On the Wednesday before Valentine’s Day, for the walk-through just prior to closing on their house, Marlin and Gfeller arrive in separate cars. She parks her white sedan out front, and he rolls up in his F-150 farther down the hill. She’s wearing neat, business-casual clothes — a tattoo is visible on the top of her foot. He’s in a paint-spattered sweatshirt, shorts and work boots, his hair tousled but showing a fleck of white paint.

Marlin has brought their realtor, Aaron Donner, a loaf of Strawberry Hill povitica as a thank-you gift. A pair of CHWC workers are inside, adding a few final touches.

Also present: Daniel Umscheid of Clockwork, who is meeting Marlin and Gfeller for the first time.

“Whatcha been doing?” Umscheid asks Gfeller.

“Painting … mostly,” Gfeller replies. He laughs.

The couple inspect a few of the changes the CHWC workers have made: a new kitchen sink, modifications to some of the windows, an alarm system, a refrigerator. As Marlin settles into a spot near the butcher-block island, Gfeller buzzes with the anxiety of a remodeler turning his gaze to his own home.

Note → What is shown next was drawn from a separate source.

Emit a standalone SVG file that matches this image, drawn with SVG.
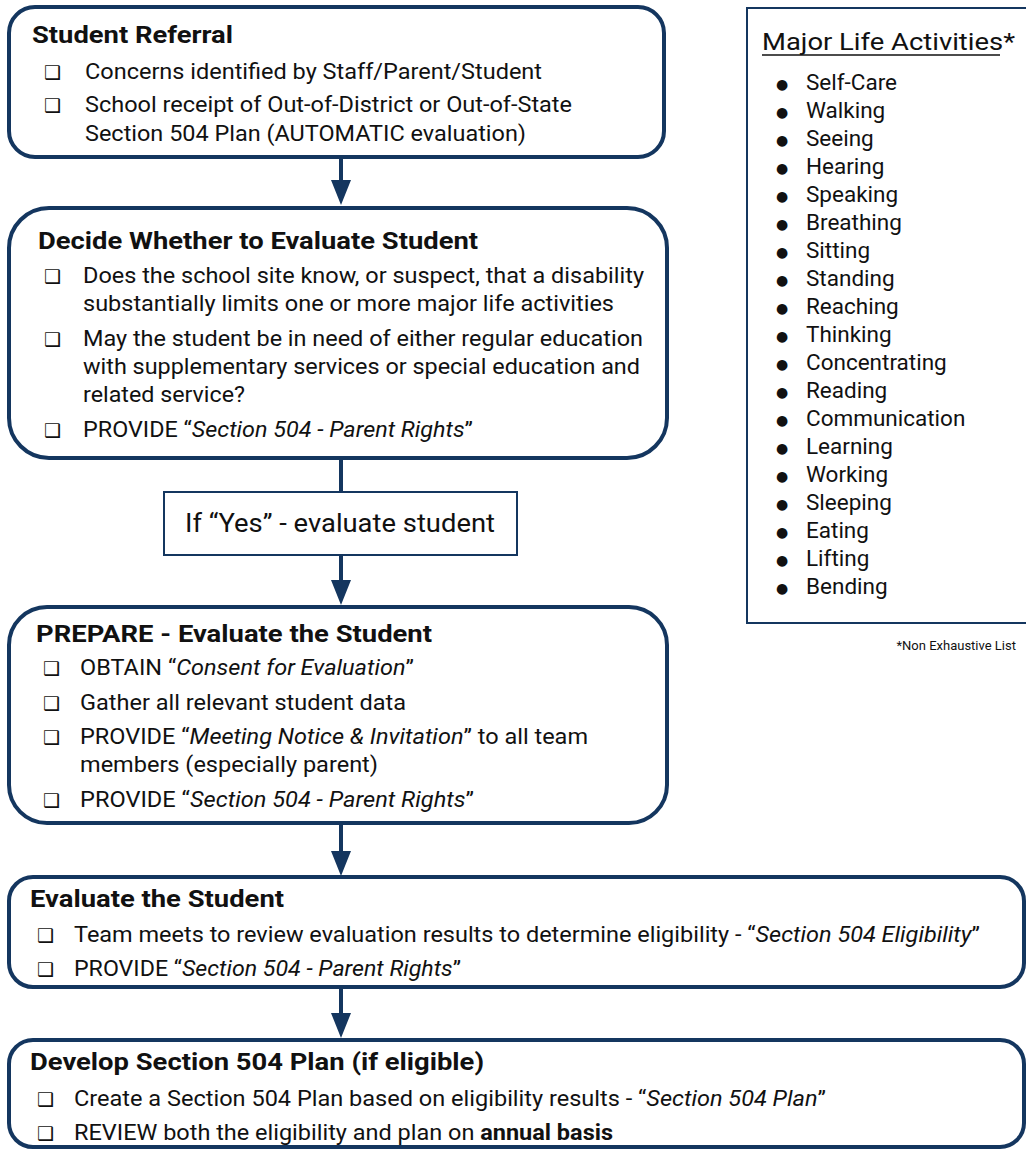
<svg xmlns="http://www.w3.org/2000/svg" width="1026" height="1150" viewBox="0 0 1026 1150">
<style>
.box{fill:#fff;stroke:#14365f;stroke-width:4}
.thin{fill:#fff;stroke:#14365f;stroke-width:2}
.t{font-family:Roboto,"Liberation Sans",sans-serif;font-size:24px;font-weight:bold;fill:#111}
.i{font-family:Roboto,"Liberation Sans",sans-serif;font-size:22px;fill:#111}
.cb{font-family:"DejaVu Sans",sans-serif;font-size:19px;fill:#111}
.em{font-style:italic}
.b{font-weight:bold}
.r{font-family:Roboto,"Liberation Sans",sans-serif;font-size:22.5px;fill:#111}
.bu{font-family:"DejaVu Sans",sans-serif;font-size:14px;fill:#111}
.line{stroke:#14365f;stroke-width:4;fill:none}
</style>
<g id="connectors">
<line class="line" x1="341" y1="157" x2="341" y2="180"/>
<path d="M331,180 L351,180 L341,205 Z" fill="#14365f"/>
<line class="line" x1="341" y1="458" x2="341" y2="492"/>
<line class="line" x1="341" y1="556" x2="341" y2="580"/>
<path d="M331,580 L351,580 L341,605 Z" fill="#14365f"/>
<line class="line" x1="341" y1="823" x2="341" y2="851"/>
<path d="M331,851 L351,851 L341,876 Z" fill="#14365f"/>
<line class="line" x1="341" y1="987" x2="341" y2="1013"/>
<path d="M331,1013 L351,1013 L341,1038 Z" fill="#14365f"/>
</g>
<g id="referral">
<rect class="box" x="9" y="7" width="655" height="150" rx="26"/>
<text class="t" x="32" y="43" textLength="201" lengthAdjust="spacingAndGlyphs">Student Referral</text>
<text class="cb" x="44" y="79">❑</text>
<text class="i" x="85" y="79" textLength="457" lengthAdjust="spacingAndGlyphs">Concerns identified by Staff/Parent/Student</text>
<text class="cb" x="44" y="112">❑</text>
<text class="i" x="85" y="112" textLength="487" lengthAdjust="spacingAndGlyphs">School receipt of Out-of-District or Out-of-State</text>
<text class="i" x="85" y="141" textLength="441" lengthAdjust="spacingAndGlyphs">Section 504 Plan (AUTOMATIC evaluation)</text>
</g>
<g id="decide">
<rect class="box" x="9" y="208" width="658" height="250" rx="40"/>
<text class="t" x="38" y="249" textLength="440" lengthAdjust="spacingAndGlyphs">Decide Whether to Evaluate Student</text>
<text class="cb" x="44" y="283">❑</text>
<text class="i" x="83" y="283" textLength="561" lengthAdjust="spacingAndGlyphs">Does the school site know, or suspect, that a disability</text>
<text class="i" x="83" y="311" textLength="531" lengthAdjust="spacingAndGlyphs">substantially limits one or more major life activities</text>
<text class="cb" x="44" y="346">❑</text>
<text class="i" x="83" y="346" textLength="560" lengthAdjust="spacingAndGlyphs">May the student be in need of either regular education</text>
<text class="i" x="83" y="374" textLength="557" lengthAdjust="spacingAndGlyphs">with supplementary services or special education and</text>
<text class="i" x="83" y="402" textLength="162" lengthAdjust="spacingAndGlyphs">related service?</text>
<text class="cb" x="44" y="437">❑</text>
<text class="i" x="83" y="437" textLength="390" lengthAdjust="spacingAndGlyphs">PROVIDE “<tspan class="em">Section 504 - Parent Rights</tspan>”</text>
</g>
<g id="ifyes">
<rect class="thin" x="164" y="492" width="353" height="63"/>
<text class="i" x="185" y="532" style="font-size:25px" textLength="310" lengthAdjust="spacingAndGlyphs">If “Yes” - evaluate student</text>
</g>
<g id="prepare">
<rect class="box" x="9" y="607" width="658" height="216" rx="38"/>
<text class="t" x="36" y="642" textLength="396" lengthAdjust="spacingAndGlyphs">PREPARE - Evaluate the Student</text>
<text class="cb" x="43" y="675">❑</text>
<text class="i" x="80" y="675" textLength="334" lengthAdjust="spacingAndGlyphs">OBTAIN “<tspan class="em">Consent for Evaluation</tspan>”</text>
<text class="cb" x="43" y="710">❑</text>
<text class="i" x="80" y="710" textLength="326" lengthAdjust="spacingAndGlyphs">Gather all relevant student data</text>
<text class="cb" x="43" y="744">❑</text>
<text class="i" x="80" y="744" textLength="508" lengthAdjust="spacingAndGlyphs">PROVIDE “<tspan class="em">Meeting Notice &amp; Invitation</tspan>” to all team</text>
<text class="i" x="80" y="772" textLength="298" lengthAdjust="spacingAndGlyphs">members (especially parent)</text>
<text class="cb" x="43" y="807">❑</text>
<text class="i" x="80" y="807" textLength="394" lengthAdjust="spacingAndGlyphs">PROVIDE “<tspan class="em">Section 504 - Parent Rights</tspan>”</text>
</g>
<g id="evaluate">
<rect class="box" x="9" y="877" width="1015" height="110" rx="24"/>
<text class="t" x="30" y="907" textLength="254" lengthAdjust="spacingAndGlyphs">Evaluate the Student</text>
<text class="cb" x="37" y="942">❑</text>
<text class="i" x="74" y="942" textLength="906" lengthAdjust="spacingAndGlyphs">Team meets to review evaluation results to determine eligibility - “<tspan class="em">Section 504 Eligibility</tspan>”</text>
<text class="cb" x="37" y="976">❑</text>
<text class="i" x="74" y="976" textLength="387" lengthAdjust="spacingAndGlyphs">PROVIDE “<tspan class="em">Section 504 - Parent Rights</tspan>”</text>
</g>
<g id="develop">
<rect class="box" x="9" y="1040" width="1015" height="107" rx="24"/>
<text class="t" x="30" y="1070" textLength="454" lengthAdjust="spacingAndGlyphs">Develop Section 504 Plan (if eligible)</text>
<text class="cb" x="37" y="1106">❑</text>
<text class="i" x="74" y="1106" textLength="752" lengthAdjust="spacingAndGlyphs">Create a Section 504 Plan based on eligibility results - “<tspan class="em">Section 504 Plan</tspan>”</text>
<text class="cb" x="37" y="1140">❑</text>
<text class="i" x="74" y="1140" textLength="539" lengthAdjust="spacingAndGlyphs">REVIEW both the eligibility and plan on <tspan class="b">annual basis</tspan></text>
</g>
<g id="activities">
<rect class="thin" x="747" y="8" width="290" height="615"/>
<text class="r" x="762" y="50" style="font-size:23px" textLength="253" lengthAdjust="spacingAndGlyphs">Major Life Activities*</text>
<line x1="762" y1="55" x2="1000" y2="55" stroke="#111" stroke-width="1.5"/>
<g class="bu">
<text x="776" y="89">●</text><text x="776" y="117">●</text><text x="776" y="145">●</text><text x="776" y="173">●</text><text x="776" y="201">●</text><text x="776" y="229">●</text><text x="776" y="257">●</text><text x="776" y="285">●</text><text x="776" y="313">●</text><text x="776" y="341">●</text><text x="776" y="369">●</text><text x="776" y="397">●</text><text x="776" y="425">●</text><text x="776" y="453">●</text><text x="776" y="481">●</text><text x="776" y="509">●</text><text x="776" y="537">●</text><text x="776" y="565">●</text><text x="776" y="593">●</text>
</g>
<g class="r">
<text x="806" y="90">Self-Care</text>
<text x="806" y="118">Walking</text>
<text x="806" y="146">Seeing</text>
<text x="806" y="174">Hearing</text>
<text x="806" y="202">Speaking</text>
<text x="806" y="230">Breathing</text>
<text x="806" y="258">Sitting</text>
<text x="806" y="286">Standing</text>
<text x="806" y="314">Reaching</text>
<text x="806" y="342">Thinking</text>
<text x="806" y="370">Concentrating</text>
<text x="806" y="398">Reading</text>
<text x="806" y="426">Communication</text>
<text x="806" y="454">Learning</text>
<text x="806" y="482">Working</text>
<text x="806" y="510">Sleeping</text>
<text x="806" y="538">Eating</text>
<text x="806" y="566">Lifting</text>
<text x="806" y="594">Bending</text>
</g>
<text x="1016" y="650" text-anchor="end" style="font-family:Roboto,'Liberation Sans',sans-serif;font-size:13px;fill:#111">*Non Exhaustive List</text>
</g>
</svg>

His and the workers’ voices fill the open space with robust talk about appliances and caulk. Umscheid offers Marlin tips on foodsafe oils to use on the island.

Outside, down the hill a bit, Tracey Robertson walks her dog in the fading afternoon. She’s in her early 40s and has lived in Strawberry Hill for a year. Like Marlin, she is also of Croatian descent.

“I got to see inside that house,” she says. “I loved it, but the price they were asking seemed a little high for this neighborhood. But it’s nice to see people coming in and updating the homes. Even the newer homes, they’re not ostentatious. They don’t stick out like a sore thumb.”

Umscheid, after a last few minutes inside the Clockwork house, says goodbye to Marlin and Gfeller. Out front, he pauses. “They’re pretty much exactly like I pictured them,” he says.